The Assembly Appropriations Committee voted on AB 1634 (Lloyd Levine, D-Van Nuys), the California Healthy Pets Act, this week. AB 1634 requires that all dogs and cats be spayed or neutered by four months of age unless they are eligible for, and obtain, an intact permit from their local animal control agency. The bill passed out of committee 10 – 6 with Democratic Assembly Member Ma joining the Republicans in voting no and Democratic Assembly Member Caballero abstaining. In addition both Assembly Member Davis and Lieu, who voted for the bill, expressed concerns with the impacts the bill would have on dogs used by law enforcement and stated they may change their votes if their concerns are not addressed by the time the bill reaches the floor. CFBF remains opposed to the bill due to its impacts on dogs used for herding and guarding livestock. The bill now moves to the Assembly floor.
AB 1100 (Ira Ruskin, D-Redwood City) and SB 63 (Carole Migden, D-San Francisco) were heard by the Assembly and Senate Appropriations Committees respectively this week. Both bills were placed on the suspense files as they create new costs for the state due to the inspection and enforcement burdens the state would take on, should the bills ultimately become law. The committees estimated that the ongoing annual costs for the state to be in the range of $225,000. These bills are nearly identical and both require the mandatory labeling of meat and milk from cloned animals or their progeny. CFBF has significant concerns with requiring labeling of a product that is no different from its conventional counterpart. Mandatory labeling of cloned product will ultimately act to ban the technology due to increased identification and tracking costs. CFBF is opposed to both AB 1100 and SB 63.

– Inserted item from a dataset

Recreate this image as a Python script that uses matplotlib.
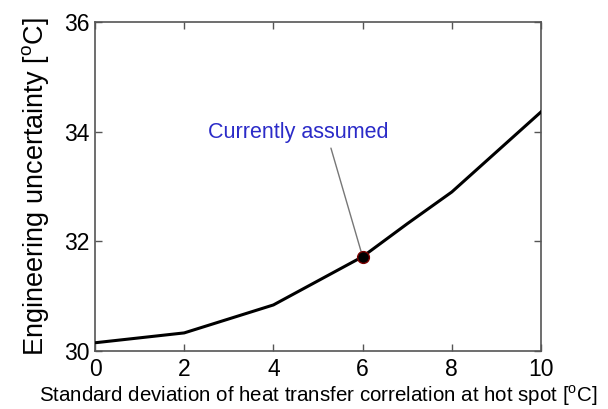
import matplotlib
matplotlib.use('Agg')
import matplotlib.pyplot as plt

plt.rcParams['font.family'] = ['Liberation Sans', 'DejaVu Sans']
plt.rcParams['mathtext.fontset'] = 'custom'
plt.rcParams['mathtext.rm'] = 'Liberation Sans'

# standard deviation of heat transfer correlation [C]
std_dev = [0, 2, 4, 6, 7, 8, 10]
# engineering uncertainty [C]
uncert = [30.15, 30.33, 30.84, 31.72, 32.32, 32.90, 34.36]

assumed_x = 6
assumed_y = 31.72
note_text = "Currently assumed"

fig = plt.figure(figsize=(6.08, 4.09), dpi=100)
ax = fig.add_axes([95/608, 1-351/409, 446/608, 329/409])

ax.plot(std_dev, uncert, color='black', lw=2.2, zorder=3)
ax.plot([assumed_x], [assumed_y], 'o', color='black', mec='#7a0000', ms=8.5, zorder=4)

# label and leader line
ax.text(4.55, 33.98, note_text, ha='center', va='center', color='#2b2bc8', fontsize=15.5)
ax.annotate('', xy=(assumed_x, assumed_y), xytext=(5.29, 33.70),
            arrowprops=dict(arrowstyle='-', color='#777777', lw=1,
                            shrinkA=0, shrinkB=3))

ax.set_xlim(0, 10)
ax.set_ylim(30, 36)
ax.set_xticks([0, 2, 4, 6, 8, 10])
ax.set_yticks([30, 32, 34, 36])
ax.tick_params(direction='in', top=True, right=True, length=5, width=1,
               color='#555555', labelsize=16.5)
ax.tick_params(axis='x', pad=5)
ax.tick_params(axis='y', pad=4)
for sp in ax.spines.values():
    sp.set_color('#555555')
    sp.set_linewidth(1.2)

ax.set_xlabel(r'Standard deviation of heat transfer correlation at hot spot [$^\mathrm{o}$C]',
              fontsize=14.8, labelpad=2)
ax.set_ylabel(r'Engineering uncertainty [$^\mathrm{o}$C]', fontsize=19.5, labelpad=9)

fig.savefig('out.png', dpi=100)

SB 974 (Alan Lowenthal, D-Long Beach) is being held in the Senate Appropriations Committee because it costs the state more than $150,000 to implement. The decision will be made by the end of the month whether the legislature deems these costs worthy and allows the bill to move to the Senate floor and ultimately to the Assembly. Lowenthal’s bill would impose a fee of $30 for each "twenty-foot equivalent unit" (TEU) shipping container that is processed at the L.A./Long Beach Port Complex and the Port of Oakland. The cost of agricultural production in California is already higher than out-of-state and foreign competitors, which puts California growers at a competitive disadvantage. California’s farmers cannot simply increase the cost of their product when shipping costs increase. Instead, prices are often set on an international market that does not fluctuate based on California’s business climate. While the intent of SB 974 is not to hurt California’s farmers, the results are unmistakable – California farmers will be less competitive on an international level. SB 974 is a one-size-fits all approach that is inappropriate for financing the infrastructure improvements and environmental mitigation projects created by California’s growing population and economy. Farm Bureau is opposed along with a coalition of over a hundred businesses and organizations.